#### [Given request]
The line holding "(b\s.east) -- ++(5.24,0);" is the last one to output; start at the first line of the data, keep every line in between exactly, and leave out pictures.
_ _ _ _ _
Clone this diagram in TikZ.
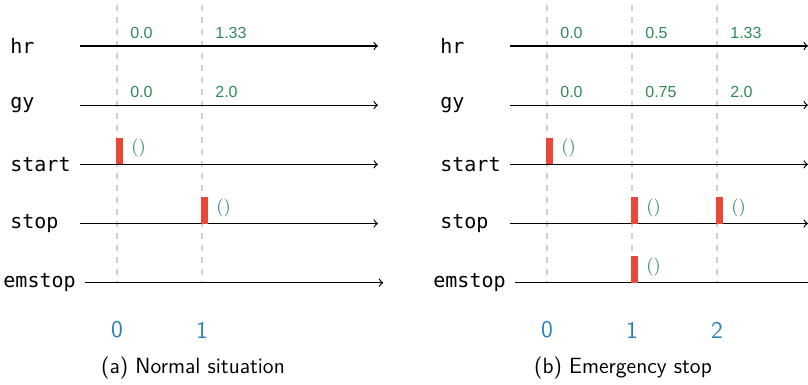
\documentclass[tikz,border=0pt]{standalone}
\usepackage{fontspec}
\setmonofont{DejaVu Sans Mono}
\newfontfamily\valfont{Liberation Sans}

\definecolor{evred}{RGB}{234,72,55}
\definecolor{valgreen}{RGB}{46,139,87}
\definecolor{tickblue}{RGB}{41,128,185}
\definecolor{gridgray}{RGB}{204,208,208}

\tikzset{
	sig/.style={font=\ttfamily, anchor=west, inner ysep=0pt, inner xsep=4.5pt},
	axis/.style={->, line width=0.6pt},
	instant/.style={draw=gridgray, dashed, line width=0.8pt},
	val/.style={font=\valfont\footnotesize, text=valgreen, anchor=west, inner sep=0pt},
	unitval/.style={font=\small, text=valgreen, anchor=west, inner sep=0pt},
	event/.style={fill=evred},
	tlabel/.style={font=\sffamily\large, text=tickblue},
	caption/.style={font=\sffamily\fontsize{11}{13}\selectfont}
}

\begin{document}
\begin{tikzpicture}
	\useasboundingbox (-2.056,0.808) rectangle (12.143,-5.957);

	% ---- (a) normal situation ----
	% Instants
	\foreach \t in {0,1}
		{
			\draw[instant] (1.494*\t, 0.72) -- (1.494*\t, -4.16);
			\node[tlabel] (at\t) at (1.494*\t, -4.99) {\t};
		}

	% Signals
	\foreach \s/\r in {hr/0, gy/1, start/2, stop/3}
	\node[sig, text width=1.054cm] (a\s) at (-2.039, -1.04*\r) {\s};
	\node[sig] (aemstop) at (-2.161, -4.16) {emstop};
	\foreach \s in {hr,gy,start,stop,emstop}
	\draw[axis] (a\s.east) -- ++(5.24,0);

	% Values
	\foreach \t/\v in {0/0.0, 1/1.33}
	\node[val] (ahr\t) at (1.494*\t+0.228, 0.228) {\v};
	\foreach \t/\v in {0/0.0, 1/2.0}
	\node[val] (agy\t) at (1.494*\t+0.228, -1.04+0.228) {\v};

	% Events
	\foreach \t/\r in {0/2, 1/3}
		{
			\fill[event] (1.494*\t-0.015, -1.04*\r) rectangle ++(0.125, 0.47);
			\node[unitval] (aev\t\r) at (1.494*\t+0.246, -1.04*\r+0.281) {()};
		}

	\node[caption] (capa) at (1.336, -5.66) {(a) Normal situation};

	% ---- (b) emergency stop ----
	\begin{scope}[xshift=7.556cm]
		% Instants
		\foreach \t in {0,1,2}
			{
				\draw[instant] (1.494*\t, 0.72) -- (1.494*\t, -4.16);
				\node[tlabel] (bt\t) at (1.494*\t, -4.99) {\t};
			}

		% Signals
		\foreach \s/\r in {hr/0, gy/1, start/2, stop/3}
		\node[sig, text width=1.054cm] (b\s) at (-2.039, -1.04*\r) {\s};
		\node[sig] (bemstop) at (-2.161, -4.16) {emstop};
		\foreach \s in {hr,gy,start,stop,emstop}
		\draw[axis] (b\s.east) -- ++(5.24,0);

		% Values
		\foreach \t/\v in {0/0.0, 1/0.5, 2/1.33}
		\node[val] (bhr\t) at (1.494*\t+0.228, 0.228) {\v};
		\foreach \t/\v in {0/0.0, 1/0.75, 2/2.0}
		\node[val] (bgy\t) at (1.494*\t+0.228, -1.04+0.228) {\v};

		% Events
		\foreach \t/\r in {0/2, 1/3, 2/3, 1/4}
			{
				\fill[event] (1.494*\t-0.015, -1.04*\r) rectangle ++(0.125, 0.47);
				\node[unitval] (bev\t\r) at (1.494*\t+0.246, -1.04*\r+0.281) {()};
			}

		\node[caption] (capb) at (1.336, -5.66) {(b) Emergency stop};
	\end{scope}
\end{tikzpicture}
\end{document}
_ _ _ _ _
#### [Task output]
Clone this diagram in TikZ.
\documentclass[tikz,border=0pt]{standalone}
\usepackage{fontspec}
\setmonofont{DejaVu Sans Mono}
\newfontfamily\valfont{Liberation Sans}

\definecolor{evred}{RGB}{234,72,55}
\definecolor{valgreen}{RGB}{46,139,87}
\definecolor{tickblue}{RGB}{41,128,185}
\definecolor{gridgray}{RGB}{204,208,208}

\tikzset{
	sig/.style={font=\ttfamily, anchor=west, inner ysep=0pt, inner xsep=4.5pt},
	axis/.style={->, line width=0.6pt},
	instant/.style={draw=gridgray, dashed, line width=0.8pt},
	val/.style={font=\valfont\footnotesize, text=valgreen, anchor=west, inner sep=0pt},
	unitval/.style={font=\small, text=valgreen, anchor=west, inner sep=0pt},
	event/.style={fill=evred},
	tlabel/.style={font=\sffamily\large, text=tickblue},
	caption/.style={font=\sffamily\fontsize{11}{13}\selectfont}
}

\begin{document}
\begin{tikzpicture}
	\useasboundingbox (-2.056,0.808) rectangle (12.143,-5.957);

	% ---- (a) normal situation ----
	% Instants
	\foreach \t in {0,1}
		{
			\draw[instant] (1.494*\t, 0.72) -- (1.494*\t, -4.16);
			\node[tlabel] (at\t) at (1.494*\t, -4.99) {\t};
		}

	% Signals
	\foreach \s/\r in {hr/0, gy/1, start/2, stop/3}
	\node[sig, text width=1.054cm] (a\s) at (-2.039, -1.04*\r) {\s};
	\node[sig] (aemstop) at (-2.161, -4.16) {emstop};
	\foreach \s in {hr,gy,start,stop,emstop}
	\draw[axis] (a\s.east) -- ++(5.24,0);

	% Values
	\foreach \t/\v in {0/0.0, 1/1.33}
	\node[val] (ahr\t) at (1.494*\t+0.228, 0.228) {\v};
	\foreach \t/\v in {0/0.0, 1/2.0}
	\node[val] (agy\t) at (1.494*\t+0.228, -1.04+0.228) {\v};

	% Events
	\foreach \t/\r in {0/2, 1/3}
		{
			\fill[event] (1.494*\t-0.015, -1.04*\r) rectangle ++(0.125, 0.47);
			\node[unitval] (aev\t\r) at (1.494*\t+0.246, -1.04*\r+0.281) {()};
		}

	\node[caption] (capa) at (1.336, -5.66) {(a) Normal situation};

	% ---- (b) emergency stop ----
	\begin{scope}[xshift=7.556cm]
		% Instants
		\foreach \t in {0,1,2}
			{
				\draw[instant] (1.494*\t, 0.72) -- (1.494*\t, -4.16);
				\node[tlabel] (bt\t) at (1.494*\t, -4.99) {\t};
			}

		% Signals
		\foreach \s/\r in {hr/0, gy/1, start/2, stop/3}
		\node[sig, text width=1.054cm] (b\s) at (-2.039, -1.04*\r) {\s};
		\node[sig] (bemstop) at (-2.161, -4.16) {emstop};
		\foreach \s in {hr,gy,start,stop,emstop}
		\draw[axis] (b\s.east) -- ++(5.24,0);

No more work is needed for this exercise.